The law made exceptions for family members, caregivers and election officials. The larger battle in the case was not whether the particular challenged restrictions should survive. The Biden administration, for instance, told the justices in an unusual letter that the Arizona measures did not violate Section 2.
But the letter disavowed the Trump administration’s interpretation of Section 2, which would have limited its availability to test the lawfulness of all sorts of voting restrictions. Section 2 bars any voting procedure that “results in a denial or abridgment of the right of any citizen of the United States to vote on account of race.” That happens, the provision goes on, when, “based on the totality of circumstances,” racial minorities “have less opportunity than other members of the electorate to participate in the political process and to elect representatives of their choice.”
Here's the opinion. Of course, it's 6 to 3.
7 comments:
Jeffrey writes:
This decision forces the DOJ to amend its much-ballyhooed lawsuit against the Georgia voting law as it flies in the face of what is now controlling Supreme Court precedent. My litigator instincts tell me that Georgia should answer the complaint immediately to preclude amendment by right (presumably, the DOJ anticipated this potentiality and has drafted something).
But this really does lay bare the level of politicization in the DOJ. There was no immediacy to bringing the Georgia suit, even if they believed it was meritorious, and there was a dead-on certainty that the Court was going to be releasing this decision within a fortnight, so why not wait to make sure its suit was legally viable? Politics. An anniversary of an opinion they didn't like. Ugh.

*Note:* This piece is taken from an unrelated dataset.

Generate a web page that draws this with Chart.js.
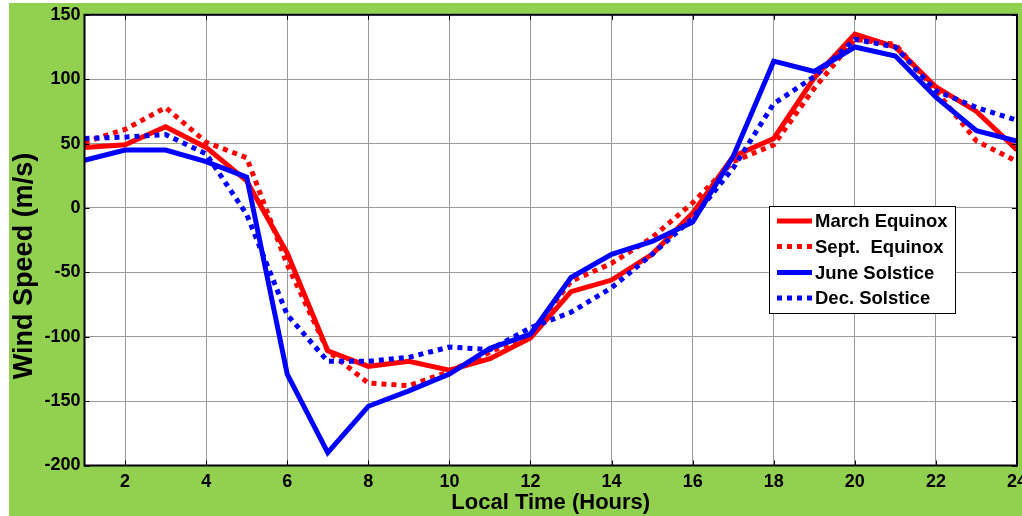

And on that note, we should recall that the political head of this political department is one Merrick Garland, the "moderate" would-be Associate Justice. We dodged a bullet. Thank you, Cocaine Mitch.
Mattman26 writes:
"Neither of the Arizona provisions at issue—requiring that ballots be cast at the right precinct to be counted, and limiting who can collect and deliver other people’s ballots—is a voting “restriction” in any meaningful sense of that term. Calling them “restrictions” is part of the left’s latest effort to undermine election integrity, and its long-ongoing effort to abuse the English language beyond all recognition."
Legal arguments get smuggled into the statement of facts.
Bruce writes:
What makes this case interesting is the case recently filed by the DOJ against the new GA election law modifications (USA v Georgia et al) by the Biden/Garland DOJ. I think that we now probably know the reason for the timing of filing the GA case - because Brnovich v DNC effectively eviscerates the DOJ’s case against GA, filed only six days earlier. If the DOJ case had been filed a week later, the GA judge hearing the case could have possibly imposed sanctions against GA, significant parts of their suit being frivolous, in view of Brnovich.
J writes:
“racial minorities “have less opportunity than other members of the electorate to participate in the political process and to elect representatives of their choice.” “
They do? How? You register to vote and you vote. It’s not hard. Especially given the vote-push from every direction delivered via the mass-entertainment-media establishment. Now with early voting, is there any excuse that makes sense?
The left throw down a declaration and they do not back it up.
Voting is one of the easiest things any individual can do.
To say that minorities have a difficult time voting, is itself demeaning and insulting … and racist.
Temujin writes:
The NYT declares in its headline that the Supreme Court upholds voting restrictions. What the Supreme Court upheld was Arizona's voting *standards.* The NYT stays on message that this is a case of restricting the right to vote. Words have meaning, and though this is a case of establishing standards, the NYT and the professional Left want you to believe that this is directed at restricting minority votes because they cannot be expected to carry IDs, figure out where their polling place is, show up a their polling place in the correct hours or on the correct days- even when it's multiple days, sign their own ballots, or know who to vote for, without Democratic operatives helping them do so.
This is appalling on so many levels, not the least of which is the continuous arrogant view of minorities from the Left, not as rational, thinking humans, but as children who simply don't understand and need help. It is altogether blatant racism in a way that frankly, sounds systemic- if I can use that word- on the Left . That 3 Supreme Court Justices saw this as restrictions to minority voting is disappointing. That any minorities still buy into this 'yes, we are helpless' theme is insanity.
Dave Begley writes: "I don’t know how ballot harvesting was ever legal. Massive cheating mechanism. One of the main flaws of CRT and the position of the Dems on this is that minorities all behave in a certain way. People act in a stereotypical way based upon their race. That’s Marxism repackaged with race being substituted for class. That’s why CRT is unAmerican."
Wilbur writes:
"The dissenters fail to identify a single individual who was harmed by these state legislative acts, i.e, a single person who was denied the right or opportunity to vote.
"I find it more than slightly notable that, as far as I can tell - and if I'm wrong someone please correct me - this was not a suit brought by any individual making these claims in his/her own regard. The "et alia" are described at BallotPedia, as "several arms of the Democratic Party". Doesn't that tell us something about the quality of the plaintiffs' claims, that they have to completely rely on statistical interpretation like it's a Section 1983 employment discrimination case?"